DBRS Rates International Securities Trading Corporation Limited at BBB Senior, BBB (low) Subordinated
Non-Bank Financial InstitutionsDominion Bond Rating Service (“DBRS”) has initiated coverage on International Securities Trading Corporation Limited (“ISTC” or the “Company”) and has assigned an Issuer and Senior Unsecured Long-Term Debt rating of BBB and a provisional rating of BBB (low) to the Company’s planned Subordinated Debt. The trend on the ratings is Stable.
The ratings reflect ISTC’s adequate risk profile as a non-regulated financial institution, which, however, (1) adheres to self-imposed investment and business policies and reporting guidelines very similar to a regulated credit institution, and (2) has as its main business purpose to invest in hybrid capital securities issued and asset-backed securities originated by banks.

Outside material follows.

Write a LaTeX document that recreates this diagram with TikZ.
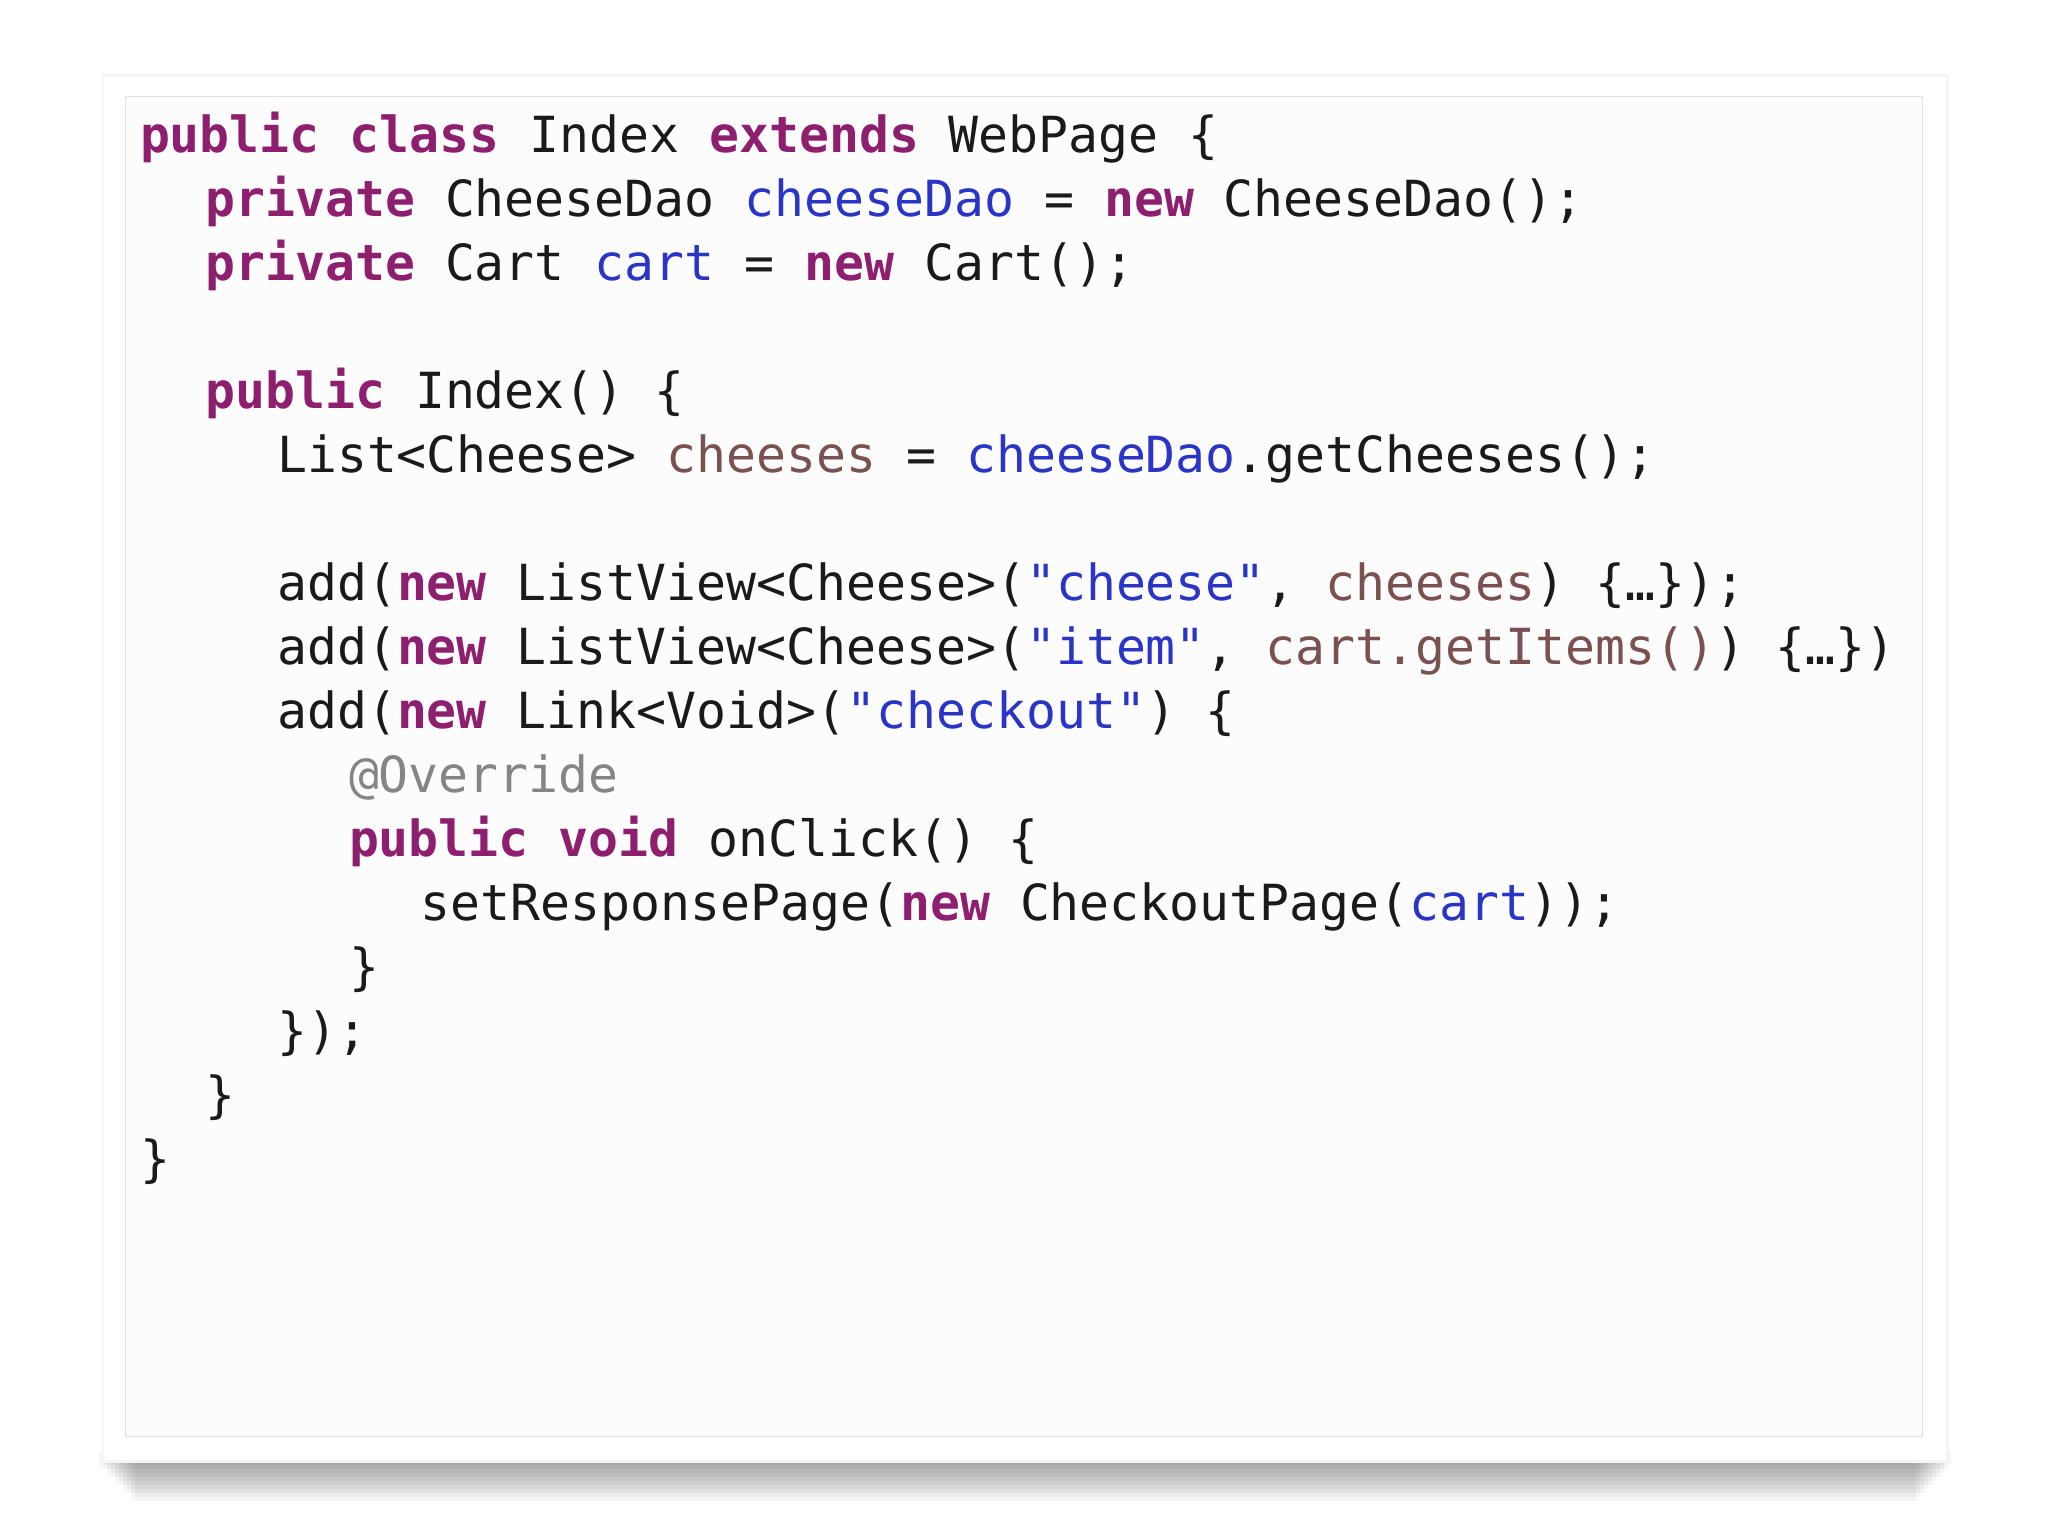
\documentclass[tikz,border=0pt]{standalone}
\usepackage{fontspec}
\setmonofont{DejaVu Sans Mono}
\definecolor{kw}{HTML}{8E1E6E}
\definecolor{fld}{HTML}{2A35C8}
\definecolor{loc}{HTML}{7A5050}
\definecolor{ann}{HTML}{858585}
\definecolor{txt}{HTML}{1A1A1A}
\newcommand{\K}[1]{\textcolor{kw}{\bfseries #1}}
\newcommand{\F}[1]{\textcolor{fld}{#1}}
\newcommand{\Lc}[1]{\textcolor{loc}{#1}}
\newcommand{\An}[1]{\textcolor{ann}{#1}}
\begin{document}
\begin{tikzpicture}[x=1pt,y=-1pt,
  code/.style={anchor=base west,inner sep=0pt,font=\ttfamily\fontsize{38.1}{40}\selectfont,text=txt}]
\useasboundingbox (0,0) rectangle (1568,1176);
\fill[white] (0,0) rectangle (1568,1176);
% shadow
\foreach \i in {0,...,9}{
  \fill[black,opacity=0.04] (76+\i*3,1112) rectangle (1494-\i*3,1122+\i*3);
}
\fill[black!4] (78,57) rectangle (1492,1120);
\fill[white] (80,59) rectangle (1490,1118);
\draw[black!12,fill=black!1] (96,74) rectangle (1472,1100);
\node[code] (l1) at (107,117) {\K{public} \K{class} Index \K{extends} WebPage \{};
\node[code] (l2) at (157,166) {\K{private} CheeseDao \F{cheeseDao} = \K{new} CheeseDao();};
\node[code] (l3) at (157,215) {\K{private} Cart \F{cart} = \K{new} Cart();};
\node[code] (l4) at (157,313) {\K{public} Index() \{};
\node[code] (l5) at (212,362) {List<Cheese> \Lc{cheeses} = \F{cheeseDao}.getCheeses();};
\node[code] (l6) at (212,460) {add(\K{new} ListView<Cheese>(\F{"cheese"}, \Lc{cheeses}) \{…\});};
\node[code] (l7) at (212,509) {add(\K{new} ListView<Cheese>(\F{"item"}, \Lc{cart.getItems()}) \{…\})};
\node[code] (l8) at (212,558) {add(\K{new} Link<Void>(\F{"checkout"}) \{};
\node[code] (l9) at (267,607) {\An{@Override}};
\node[code] (l10) at (267,656) {\K{public} \K{void} onClick() \{};
\node[code] (l11) at (322,705) {setResponsePage(\K{new} CheckoutPage(\F{cart}));};
\node[code] (l12) at (267,754) {\}};
\node[code] (l13) at (212,803) {\});};
\node[code] (l14) at (157,852) {\}};
\node[code] (l15) at (107,901) {\}};
\end{tikzpicture}
\end{document}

ISTC’s adequate financial fundamentals include robust capitalization, considering its relatively low credit and market risks, but also market-sensitive wholesale funding and less controllable risks arising from the fact that ISTC is a start-up entity and not regulated as a credit institution. DBRS expects ISTC to prudently develop its short- to medium-term strategic goals of building a portfolio of approximately €3.5 billion to €5.0 billion, establishing its reputation with issuers and suppliers of funding, and building up a stable income stream.
The Company’s business model is coherent and sustainable, but executing its growth strategy with limited downside risk will be essential to preserve the credit fundamentals underpinning the current rating. DBRS expects ISTC to avoid risks that it cannot control, such as diversifying its investments away from the credit institution sector or its emphasis on developed markets. DBRS aims to evaluate any changes in the Company’s business and revenue mix that could affect its credit outlook.
ISTC’s plan to grow its funding base, specifically gaining access to unsecured funding and diversifying financing sources, underpins the current rating levels. The Company’s appetite for market risk, specifically interest and currency risk, is expected to be conservatively measured, allowing management an efficient hedging of the inherent mismatch between assets and liabilities. ISTC’s liquidity is safeguarded by a liquidity reserve, which is set following a sophisticated liquidity model for an operation of its size. DBRS adds that ISTC’s capitalisation during the ramp-up period (expected until the end of 2007) is robust in view of its relatively low credit and market risk, but that the potential effect of both rising bank credit risk and a sudden spread widening for banks’ hybrid equity instruments could materially constrain ISTC’s growth perspective until market conditions improve again. In this context, DBRS cautions that an unexpected change in ISTC’s strategy and risk appetite, especially in developing an appetite for single large exposures, loosening liquidity guidelines, and leveraging aggressively the existing “share capital”, could have negative rating connotations.
DBRS notes that, at this time, there is little upside potential for ISTC’s rating, which at its level includes the view that the Company will successfully conclude the ramp-up period for its portfolio and will get access to unsecured funding. However, ISTC’s ratings would be more firmly underpinned by a greater variety of funding instruments and sources, especially through long-term unsecured funding and by growing their reserves over time.
Headquartered in Dublin, Ireland, International Securities Trading Corporation Limited is a private limited company established in July 2005. As of March 15, 2005, ISTC had a portfolio of €492 million of risk assets, from more than 50 transactions, and reported a net profit of €1.4 million.